Virginie Borel, Geschäftsführerin des Forums für Zweisprachigkeit, sagt deshalb: «Die Zweisprachigkeit soll sich nicht mehr nur auf unsere Region fokussieren. Aber die Vision der Zweisprachigkeit ist für den Kanton eine andere als für Biel.» Deshalb dient als Vorbild für das Forum und Bern bilingue vordergründig auch nicht die Bieler Filière Bilingue – sondern das Projekt «Prima» aus Neuenburg.

Obwohl einsprachig, haben die Neuenburger 2011 die Möglichkeit geschaffen, dass Kinder bereits ab vier Jahren in der deutschen Sprache unterrichtet werden. Das Pilotprojekt der Neuenburger umfasst laut Elmiger inzwischen rund 700 Schülerinnen und Schüler und wurde – wie die Filière Bilingue in Biel – kürzlich auf die Sekundarschule ausgeweitet. Anders als in Biel sind die beiden Landessprachen im Neuenburger Pilotprojekt aber nur im Kindergarten gleichgestellt – ab dem ersten Schuljahr finden nur noch maximal 30 Prozent der Unterrichtszeit auf Deutsch statt.

Linguistik-Professor Elmiger ist sich sicher: Bereits einige wenige Lektionen pro Woche zusätzlich in der Fremdsprache können einen enormen Unterschied machen. Zumal ganz anders kommuniziert werde, wenn ein Fach wie Mathematik in der eigentlichen Fremdsprache unterrichtet werde. «Im Sprachunterricht», sagt Elmiger, «wird heute zumindest am Anfang leider sehr wenig kommuniziert.»

Elitäres Angebot?

Der Kanton Bern steht den zweisprachigen Schulprojekten grundsätzlich positiv gegenüber, er hat die Stadt Biel 2010 beim Aufbau der Filière Bilingue ebenso unterstützt wie die Stadt Bern 2018 bei der Schaffung zweisprachiger Klassen. Die Projekte ernteten aber auch Kritik, weil durch sie eine Chancenungleichheit geschaffen werde, da das Angebot nur einigen wenigen Privilegierten offenstehe.

Ein elitäres Angebot, also? In Biel wurde zudem moniert, dass der Versuchsbetrieb realitätsfremd sei; die Klassen setzen sich je zu einem Drittel aus deutschsprachigen, französischsprachigen und fremdsprachigen Kindern zusammen. Der Anteil der fremdsprachigen Schülerinnen und Schülern übersteigt in Biel aber inzwischen die 50-Prozent-Marke, in einigen Quartieren liegt er gar weit über 80 Prozent.
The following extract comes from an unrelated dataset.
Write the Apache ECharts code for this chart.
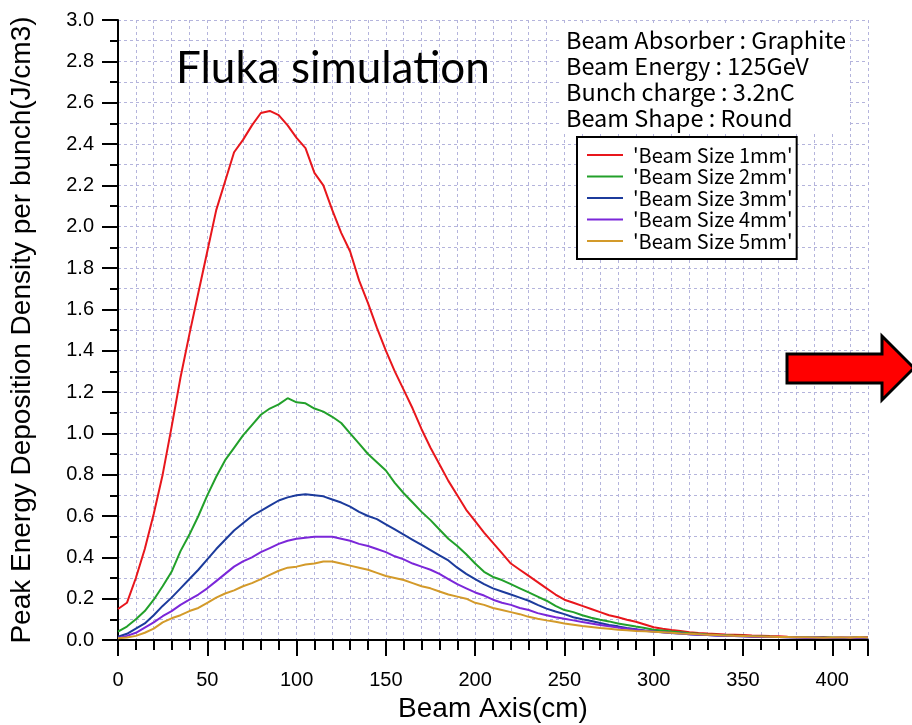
<!DOCTYPE html>
<html>
<head>
<meta charset="utf-8">
<script src="https://cdn.jsdelivr.net/npm/echarts@6/dist/echarts.min.js"></script>
<style>
html,body{margin:0;padding:0;background:#fff;}
#chart{width:912px;height:725px;}
</style>
</head>
<body>
<div id="chart"></div>
<script>
// Beam axis positions (cm)
const beamAxis = [0,5,10,15,20,25,30,35,40,45,50,55,60,65,70,75,80,85,90,95,100,
  105,110,115,120,125,130,135,140,145,150,155,160,165,170,175,180,185,190,195,200,
  205,210,215,220,225,230,235,240,245,250,255,260,265,270,275,280,285,290,295,300,
  305,310,315,320,325,330,335,340,345,350,355,360,365,370,375,380,385,390,395,400,
  405,410,415,420];

const size1mm = [0.15,0.18,0.30,0.44,0.61,0.80,1.03,1.27,1.48,1.68,1.88,2.08,2.22,2.36,2.42,2.49,2.55,2.56,2.54,2.49,2.43,
  2.38,2.26,2.20,2.08,1.97,1.88,1.74,1.63,1.51,1.40,1.30,1.21,1.12,1.02,0.93,0.85,0.77,0.70,0.63,0.575,
  0.52,0.47,0.42,0.37,0.34,0.31,0.28,0.25,0.22,0.195,0.18,0.165,0.15,0.135,0.12,0.11,0.098,0.088,0.075,0.062,
  0.054,0.048,0.043,0.038,0.034,0.031,0.029,0.027,0.026,0.024,0.022,0.021,0.019,0.018,0.016,0.015,0.013,0.012,0.013,0.011,
  0.010,0.012,0.011,0.013];

const size2mm = [0.04,0.065,0.10,0.14,0.195,0.26,0.33,0.43,0.51,0.60,0.70,0.79,0.87,0.93,0.99,1.04,1.09,1.12,1.14,1.17,1.15,
  1.145,1.12,1.105,1.08,1.05,1.00,0.95,0.90,0.86,0.82,0.76,0.71,0.665,0.62,0.58,0.535,0.49,0.455,0.415,0.37,
  0.33,0.305,0.29,0.27,0.25,0.23,0.21,0.19,0.165,0.145,0.135,0.12,0.108,0.098,0.09,0.08,0.073,0.065,0.058,0.05,
  0.046,0.041,0.037,0.033,0.030,0.027,0.025,0.023,0.021,0.020,0.018,0.017,0.016,0.015,0.014,0.013,0.013,0.012,0.011,0.012,
  0.010,0.011,0.012,0.010];

const size3mm = [0.016,0.03,0.055,0.08,0.12,0.165,0.205,0.25,0.295,0.34,0.39,0.44,0.485,0.53,0.565,0.60,0.625,0.65,0.675,0.69,0.70,
  0.705,0.70,0.695,0.68,0.665,0.645,0.62,0.60,0.585,0.56,0.535,0.51,0.485,0.46,0.435,0.41,0.385,0.35,0.32,0.295,
  0.27,0.25,0.235,0.22,0.205,0.19,0.17,0.152,0.138,0.125,0.11,0.10,0.092,0.082,0.073,0.066,0.058,0.052,0.046,0.042,
  0.038,0.034,0.031,0.028,0.026,0.024,0.022,0.020,0.019,0.018,0.017,0.016,0.015,0.014,0.013,0.013,0.012,0.011,0.012,0.010,
  0.011,0.010,0.012,0.011];

const size4mm = [0.01,0.02,0.035,0.06,0.085,0.115,0.14,0.17,0.195,0.22,0.25,0.285,0.32,0.355,0.38,0.40,0.425,0.445,0.465,0.48,0.49,
  0.495,0.50,0.50,0.50,0.49,0.48,0.465,0.455,0.44,0.425,0.405,0.39,0.37,0.355,0.34,0.32,0.295,0.27,0.25,0.23,
  0.215,0.195,0.18,0.17,0.155,0.145,0.13,0.12,0.11,0.103,0.095,0.087,0.08,0.073,0.066,0.06,0.055,0.05,0.045,0.04,
  0.037,0.034,0.031,0.028,0.026,0.024,0.022,0.020,0.019,0.018,0.016,0.015,0.014,0.014,0.013,0.012,0.011,0.012,0.010,0.011,
  0.013,0.010,0.011,0.012];

const size5mm = [0.008,0.012,0.02,0.035,0.055,0.085,0.105,0.12,0.14,0.155,0.18,0.205,0.225,0.24,0.26,0.275,0.295,0.315,0.335,0.35,0.355,
  0.365,0.37,0.38,0.38,0.37,0.36,0.35,0.34,0.325,0.31,0.30,0.29,0.275,0.26,0.25,0.235,0.22,0.21,0.20,0.18,
  0.17,0.155,0.145,0.135,0.125,0.112,0.103,0.095,0.088,0.08,0.074,0.068,0.063,0.058,0.054,0.05,0.047,0.044,0.042,0.04,
  0.038,0.035,0.032,0.030,0.028,0.026,0.024,0.022,0.020,0.019,0.018,0.017,0.016,0.015,0.014,0.013,0.013,0.012,0.011,0.012,
  0.013,0.011,0.014,0.012];

const seriesNames = ["'Beam Size 1mm'","'Beam Size 2mm'","'Beam Size 3mm'","'Beam Size 4mm'","'Beam Size 5mm'"];
const seriesValues = [size1mm, size2mm, size3mm, size4mm, size5mm];
const seriesColors = ['#e8161c','#22a02a','#1c3b9c','#7b27d9','#d39a2a'];

const infoText = 'Beam Absorber : Graphite\nBeam Energy : 125GeV\nBunch charge : 3.2nC\nBeam Shape : Round';

const chart = echarts.init(document.getElementById('chart'));
const gridStyle = {color:'#b4b4dc', width:1, type:[3,3]};
chart.setOption({
  animation:false,
  backgroundColor:'#fff',
  grid:{left:118, right:44, top:20, bottom:85, containLabel:false, outerBoundsMode:'none'},
  title:[
    {text:'Fluka simulation', left:171, top:42,
     textStyle:{fontFamily:'Lato', fontSize:44, fontWeight:'normal', color:'#000'}},
    {text:infoText, left:562, top:26, padding:[1,4,2,4], backgroundColor:'#fff',
     textStyle:{fontFamily:'Noto Sans CJK JP', fontSize:23.5, lineHeight:26, fontWeight:'normal', color:'#000'}}
  ],
  legend:{
    orient:'vertical', left:577, top:137, padding:[8,4,8,10],
    backgroundColor:'#fff', borderColor:'#000', borderWidth:2, borderRadius:0,
    itemWidth:36, itemHeight:2, itemGap:1.5, icon:'rect',
    textStyle:{fontFamily:'Noto Sans CJK JP', fontSize:20, lineHeight:20, color:'#000', padding:[0,0,0,5]},
    data:seriesNames
  },
  xAxis:{
    type:'value', min:0, max:420, interval:50,
    name:'Beam Axis(cm)', nameLocation:'middle', nameGap:55,
    nameTextStyle:{fontFamily:'Liberation Sans', fontSize:28, color:'#000'},
    axisLine:{onZero:false, lineStyle:{color:'#000', width:2}},
    axisTick:{show:true, length:16, lineStyle:{color:'#000', width:2}},
    minorTick:{show:true, splitNumber:5, length:10, lineStyle:{color:'#000', width:2}},
    axisLabel:{fontFamily:'Liberation Sans', fontSize:20, color:'#000', margin:30,
      formatter:function(v){return v>400?'':String(v);}},
    splitLine:{show:true, lineStyle:gridStyle},
    minorSplitLine:{show:true, lineStyle:gridStyle}
  },
  yAxis:{
    type:'value', min:0, max:3.0, interval:0.2,
    name:'Peak Energy Deposition Density per bunch(J/cm3)', nameLocation:'middle', nameGap:82,
    nameTextStyle:{fontFamily:'Liberation Sans', fontSize:28, color:'#000'},
    axisLine:{show:true, lineStyle:{color:'#000', width:2}},
    axisTick:{show:true, length:16, lineStyle:{color:'#000', width:2}},
    minorTick:{show:true, splitNumber:2, length:8, lineStyle:{color:'#000', width:2}},
    axisLabel:{fontFamily:'Liberation Sans', fontSize:20, color:'#000', margin:24,
      formatter:function(v){return v.toFixed(1);}},
    splitLine:{show:true, lineStyle:gridStyle},
    minorSplitLine:{show:true, lineStyle:gridStyle}
  },
  series:seriesNames.map(function(n,i){
    return {
      name:n, type:'line', showSymbol:false, symbol:'none',
      lineStyle:{color:seriesColors[i], width:2},
      itemStyle:{color:seriesColors[i]},
      data:beamAxis.map(function(x,j){return [x, seriesValues[i][j]];})
    };
  }),
  graphic:[{
    type:'polygon',
    shape:{points:[[787,354],[882,354],[882,336],[914,368],[882,400],[882,383],[787,383]]},
    style:{fill:'#ff0000', stroke:'#000', lineWidth:3},
    z:100
  }]
});
</script>
</body>
</html>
Die Kritik machte der Beliebtheit der Filière Bilingue allerdings keinen Abbruch. Jedes Jahr bewerben sich mehrere Familien auf jeden der knapp 50 neuen Plätze. Rund 350 der 6000 Bieler Schülerinnen und Schüler absolvieren inzwischen den zweisprachigen Bieler Unterricht. Das Pilotprojekt sah ursprünglich vor, das Angebot auf weitere Standorte in der Stadt auszuweiten. Doch dazu fehlte schliesslich das Geld. So bleibt auch in Biel, der Brückenstadt im Kanton Bern, die zweisprachige Volksschule vorerst für viele verschlossen.